The programming shone with that same ambition and seriousness of purpose: first the classiest children’s concert imaginable played with panache by the orchestra’s cello section. Then an intriguing series of journeys in, around and beyond Mahler featuring Haydn, Schubert, Schoenberg, Stravinsky, Wolf and Brahms, and Toshio Hosokawa.

The crowning glory came on Wednesday night at the Royal Festival Hall – Mahler’s epic Symphony No. 3. We were led gently into that peculiarly Viennese aesthetic of ultra-folksy, ultra-sophistication first with Brahms’s part-song The full tones of the harp resound which combines the heavenly Berlin horns with harp and a female chorus of almost grotesque shrill sweetness. Wolf’s Elfenlied, sung with fine clarity by soprano Anke Herrmann went deeper into that sinister fairy-tale world of sour enchantments.

Beside these, the Symphony’s opening, marked 'strong and decisive', came like a blast of fresh air. Mahler’s intention to embrace the natural world comes through as powerfully in its non-musical elements as its lyric: here the toneless, dull thud of drums had the quality of the wind’s roar, sul tasto strings (played with the bow near the fingerboard) were like dying breaths, flutes rasped and ‘Pan’s Awakening’ on trombone was harsh and blunt. But these extraordinary noises gave the lavish orchestrations yet more luminous beauty in contrast: this is an orchestra that can shine in the refurbished acoustics of the Festival Hall like no other. It’s still an exposing acoustic, but there was nothing to expose here but sheer brilliance, mind-blowing virtuosity.

After a masterfully-handled first movement, the Menuet tripped in with exquisite, fluid legato; in the Scherzando, that bizarre mix of the sublime slashed with comedy, time stood still as the off-stage trumpet sang its lonesome song. A palpable shudder went through the audience: the sound of that distant trumpet here was pure heartbreak. The visionary contralto of Natalie Stutzman, sitting within the orchestra, emerged at first as a burnished, almost disembodied tone in the mysterious nocturne, with its slithering oboe bird calls. The boys of Eltham College made Bimm Bamm! salt-fresh and cheery. Only a great conductor can ignite that flaming crescendo towards the end of the ravishing finale, let it die and glow again one last time with such ineffable rightness.

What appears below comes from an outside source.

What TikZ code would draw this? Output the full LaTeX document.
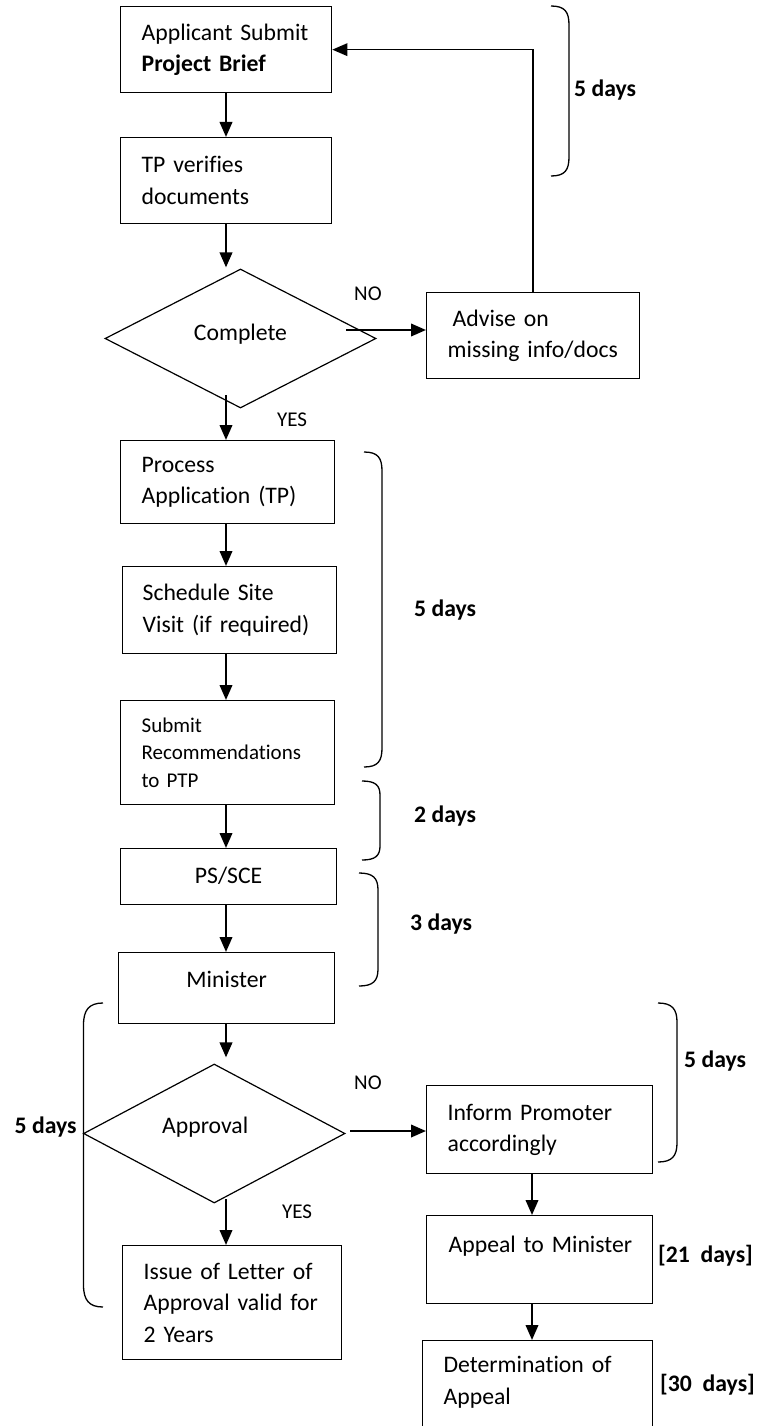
\documentclass[tikz,border=0pt]{standalone}
\usepackage{fontspec}
\setmainfont[Ligatures=NoCommon]{Carlito}
\usetikzlibrary{arrows.meta,shapes.geometric,calc}
\newcommand\fmain{\fontsize{23.7pt}{31.5pt}\selectfont}
\newcommand\fsmall{\fontsize{21pt}{27.5pt}\selectfont}
\newcommand\flab{\fontsize{21pt}{25pt}\selectfont}
\begin{document}
\begin{tikzpicture}[x=1pt,y=-1pt,
  stepbox/.style={draw, line width=1.3pt, rectangle, anchor=north west, inner xsep=21pt, inner ysep=0pt, align=left, font=\fmain},
  cbox/.style={draw, line width=1.3pt, rectangle, anchor=north west, inner sep=0pt, align=center, font=\fmain},
  dec/.style={draw, diamond, line width=1.2pt, inner sep=0pt, font=\fmain},
  arr/.style={line width=2.2pt, -{Triangle[length=15pt,width=12.5pt]}},
  brk/.style={line width=1.3pt},
  days/.style={font=\fmain\bfseries, anchor=base west, inner sep=0pt},
  yn/.style={font=\flab, anchor=base west, inner sep=0pt}
]
\path[use as bounding box, clip] (0,0) rectangle (762,1426);

% boxes
\node[stepbox, minimum width=211pt, minimum height=86pt, text width=169pt] (b1) at (120,6) {\mbox{Applicant Submit}\\\mbox{\textbf{Project Brief}}};
\node[stepbox, minimum width=211pt, minimum height=86pt, text width=169pt] (b2) at (120,137) {\mbox{TP verifies}\\\mbox{documents}};
\node[stepbox, minimum width=214pt, minimum height=83pt, text width=172pt] (b3) at (120,440) {\mbox{Process}\\\mbox{Application (TP)}};
\node[stepbox, inner xsep=20pt, minimum width=214pt, minimum height=87pt, text width=174pt] (b4) at (122,566) {\mbox{Schedule Site}\\\mbox{Visit (if required)}};
\node[stepbox, font=\fsmall, minimum width=214pt, minimum height=104pt, text width=172pt] (b5) at (120,700) {\mbox{Submit}\\\mbox{Recommendations}\\\mbox{to PTP}};
\node[cbox, minimum width=216pt, minimum height=56pt, text height=15pt, text depth=2pt] (b6) at (120,848) {PS/SCE};
\node[cbox, minimum width=216pt, minimum height=71pt, text height=16pt, text depth=18pt] (b7) at (118,952) {Minister};
\node[stepbox, minimum width=213pt, minimum height=86pt, text width=171pt] (adv) at (426,292) {\mbox{\hspace*{5pt}Advise on}\\\mbox{missing info/docs}};
\node[stepbox, minimum width=226pt, minimum height=88pt, text width=184pt] (inf) at (426,1085) {\mbox{Inform Promoter}\\\mbox{accordingly}};
\node[stepbox, minimum width=219pt, minimum height=114pt, text width=177pt] (iss) at (122,1245) {\mbox{Issue of Letter of}\\\mbox{Approval valid for}\\\mbox{2 Years}};
\node[stepbox, inner xsep=22pt, minimum width=226pt, minimum height=88pt, text width=182pt] (app) at (426,1215) {\mbox{Appeal to Minister}\\\mbox{}};
\node[stepbox, minimum width=230pt, minimum height=100pt, text width=188pt] (det) at (422,1340) {\mbox{Determination of}\\\mbox{Appeal}\rule[-21pt]{0pt}{0pt}};

% decisions
\node[dec, minimum width=271pt, minimum height=139pt, text height=15pt, text depth=12pt] (d1) at (240.5,338.5) {Complete};
\node[dec, minimum width=261.5pt, minimum height=139pt, text height=8pt, text depth=8pt] (d2) at (214.25,1133.5) {Approval\hspace*{18pt}};

% connectors
\coordinate (cx) at (226,0);
\coordinate (cr) at (532,0);
\draw[arr] (b1.south -| cx) -- (b2.north -| cx);
\draw[arr] (b2.south -| cx) -- ($(d1.north -| cx)+(0,-1)$);
\coordinate (y1) at (226,395);
\draw[arr] (y1) -- (y1 |- b3.north);
\coordinate (n1) at (346,330);
\draw[arr] (n1) -- (n1 -| adv.west);
\draw[line width=1.6pt, -{Triangle[length=15pt,width=12.5pt]}] (adv.north) |- (b1.east);
\draw[arr] (b3.south -| cx) -- (b4.north -| cx);
\draw[arr] (b4.south -| cx) -- (b5.north -| cx);
\draw[arr] (b5.south -| cx) -- (b6.north -| cx);
\draw[arr] (b6.south -| cx) -- (b7.north -| cx);
\draw[arr] (b7.south -| cx) -- ($(d2.north -| cx)+(0,-6)$);
\coordinate (y2) at (226,1199);
\draw[arr] (y2) -- (y2 |- iss.north);
\coordinate (n2) at (350,1131);
\draw[arr] (n2) -- (n2 -| inf.west);
\draw[arr] (inf.south -| cr) -- (app.north -| cr);
\draw[arr] (app.south -| cr) -- (det.north -| cr);

% brackets
\draw[brk] (551,6) .. controls (565,6) and (569,12) .. (569,25) -- (569,157) .. controls (569,170) and (565,176) .. (551,176);
\draw[brk] (364,452) .. controls (378,452) and (382,458) .. (382,471) -- (382,748) .. controls (382,761) and (378,767) .. (364,767);
\draw[brk] (362,781) .. controls (375,781) and (380,785) .. (380,795) -- (380,846) .. controls (380,856) and (375,860) .. (362,860);
\draw[brk] (359,873) .. controls (373,873) and (378,878) .. (378,890) -- (378,969) .. controls (378,981) and (373,986) .. (359,986);
\draw[brk] (103,1003) .. controls (89,1003) and (83.5,1010) .. (83.5,1025) -- (83.5,1285) .. controls (83.5,1300) and (89,1307) .. (103,1307);
\draw[brk] (658,1003) .. controls (672,1003) and (677,1009) .. (677,1022) -- (677,1143) .. controls (677,1156) and (672,1162) .. (658,1162);

% duration labels
\node[days] (t1) at (574,97) {5 days};
\node[days] (t2) at (414,616) {5 days};
\node[days] (t3) at (414,822) {2 days};
\node[days] (t4) at (410,930) {3 days};
\node[days] (t5) at (684,1067) {5 days};
\node[days] (t6) at (14.5,1133) {5 days};
\node[days] (t7) at (658,1262) {[21~~days]};
\node[days] (t8) at (660,1391) {[30~~days]};

% branch labels
\node[yn] (l1) at (354,300) {NO};
\node[yn] (l2) at (277,426) {YES};
\node[yn] (l3) at (354,1089) {NO};
\node[yn] (l4) at (282,1218) {YES};
\end{tikzpicture}
\end{document}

Rattle has been accused by other critics of over-controlling, of micro-managing the orchestral sound, of trying to realise every single one of Mahler’s myriad dynamic markings (what crime there is in that, dare I ask – isn’t that what he’s there for?). There’s no doubt this was a performance of exhausting tension and rare precision: I can’t remember the work ever seeming so short; there wasn’t a bar that was less than riveting. But was it moving? A standing audience clearly felt, as I did, that this was a performance the like of which they had never heard before.